UPS or NPS in 2026: Which Pension Should a Government Employee Actually Pick?
The switch window quietly closed. The decision didn't — it just moved to the people walking in the door.
Short answer: If you’re an existing central-government employee who didn’t switch by 30 November 2025, the decision is already made — you’re on NPS, and the window has not reopened. The live choice now belongs to new recruits: UPS hands you a guaranteed 50% pension; NPS can build a bigger pot, with no promise attached. Which one wins comes down to a single question — how long will you serve?
The thing most articles still get wrong
Search “UPS vs NPS” today and half the results will urge you to “switch now before the deadline!” That advice is out of date. The option for existing employees to move from NPS to the Unified Pension Scheme closed on 30 November 2025 — already an extension from the original cut-off — and the government has issued nothing to reopen it. Miss it, and you were enrolled in NPS by default. Quietly. No second alarm.
So if you’re already in service, your “choice” was likely settled by inaction months ago. The only people with a live decision are new central-government recruits, who pick at the point of joining. That’s who the rest of this is for — and for everyone trying to understand which side they ended up on.
What each one actually gives you
UPS — the guarantee. Serve 25 years and you’re assured a pension of 50% of your average basic pay over your final 12 months. Fewer years (minimum 10) gets a proportionate amount, with an assured floor of ₹10,000 a month. It’s inflation-indexed, includes a family pension, and the government chips in about 18.5% of basic+DA. The catch you can’t undo: opting into UPS is irreversible.
NPS — the market. Your money (you contribute 10%, the government 14%) goes into market-linked funds. Over a long career and a decent market run, that can compound into a corpus larger than what UPS’s formula would pay out. At retirement you take part as a lump sum and buy an annuity with the rest. The price of that upside: no guarantee. Markets don’t sign contracts.
The math nobody wants to do for you
“Guaranteed” sounds like “better.” It isn’t the same word. UPS is safer; NPS is potentially richer. Which matters more depends almost entirely on how long you’ll serve and how much risk you can stomach:
- Long career (25+ years), risk-averse, want a number you can plan a retirement around? UPS’s assured 50% and inflation indexation are hard to beat for peace of mind.
- Shorter government stint, or comfortable with market ups and downs? NPS’s bigger potential corpus and flexibility may serve you better — you’re trading certainty for upside.
The government offered a guaranteed pension behind a one-way door, and put a 90-day clock on it. Most employees met that deadline the way most of us meet deadlines — by letting it pass.
What to do
- New recruit: don’t pick on vibes. Estimate your likely years of service. Long and steady → UPS. Short or risk-tolerant → NPS. Read the official PFRDA terms before you sign, because UPS can’t be undone.
- Already in service and unsure where you landed?
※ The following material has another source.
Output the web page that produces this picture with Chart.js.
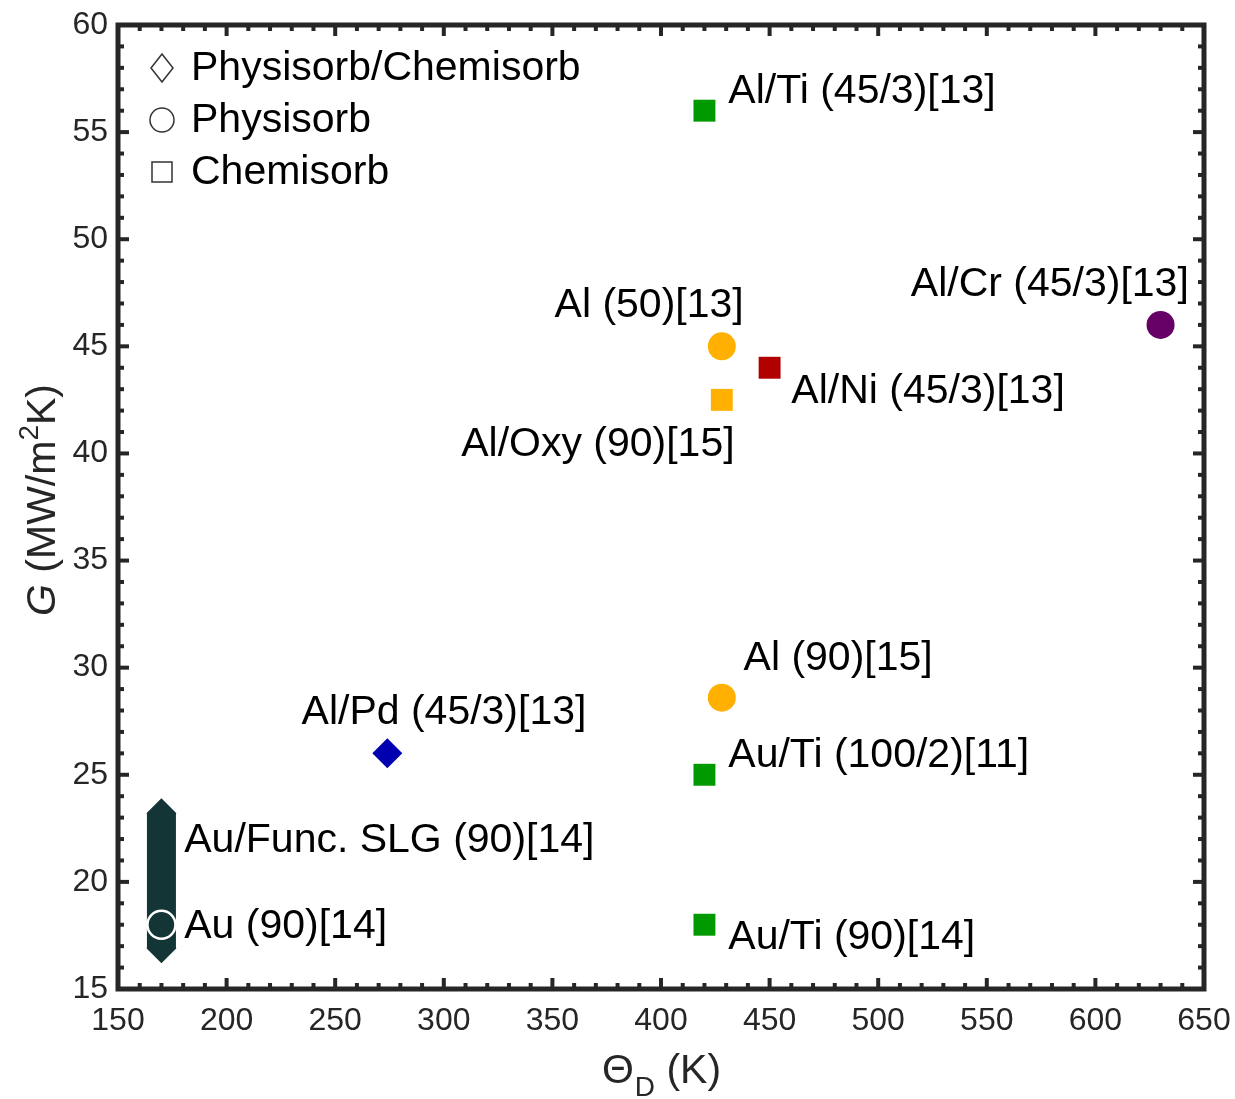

Check your records — if you took no action by 30 November 2025, you’re on NPS.
- Either way: ignore anyone still telling you to “switch before the deadline.” That ship has sailed; the honest advice now is to understand the scheme you actually have.
Take action
Sources
- PFRDA — Unified Pension Scheme, official scheme page (pfrda.org.in)
- PFRDA / DoPPW — UPS notification & NPS-to-UPS option window, 2025
- Business Standard — UPS switch deadline status, 2025
Can I still switch from NPS to UPS in 2026?
As things stand, no. The option window for existing central-government employees closed on 30 November 2025 and has not been reopened. Those who did not opt in remain under NPS by default. New recruits still choose at the time of joining.
What does UPS actually guarantee?
An assured pension of 50% of your average basic pay over the last 12 months of service, provided you complete at least 25 years. There's a proportionate pension for 10+ years and an assured minimum of ₹10,000 a month, with inflation indexation.
Does the government contribute more under UPS?
Yes. The government's contribution works out to about 18.5% of basic+DA under UPS (a 10% match plus an 8.5% pooled contribution for the guarantee), versus 14% under NPS.
Is UPS always the better choice because it's guaranteed?
No. NPS is market-linked and over a long career can build a larger corpus — but with no guarantee. UPS removes the risk and the homework. 'Guaranteed' means safer, not automatically richer.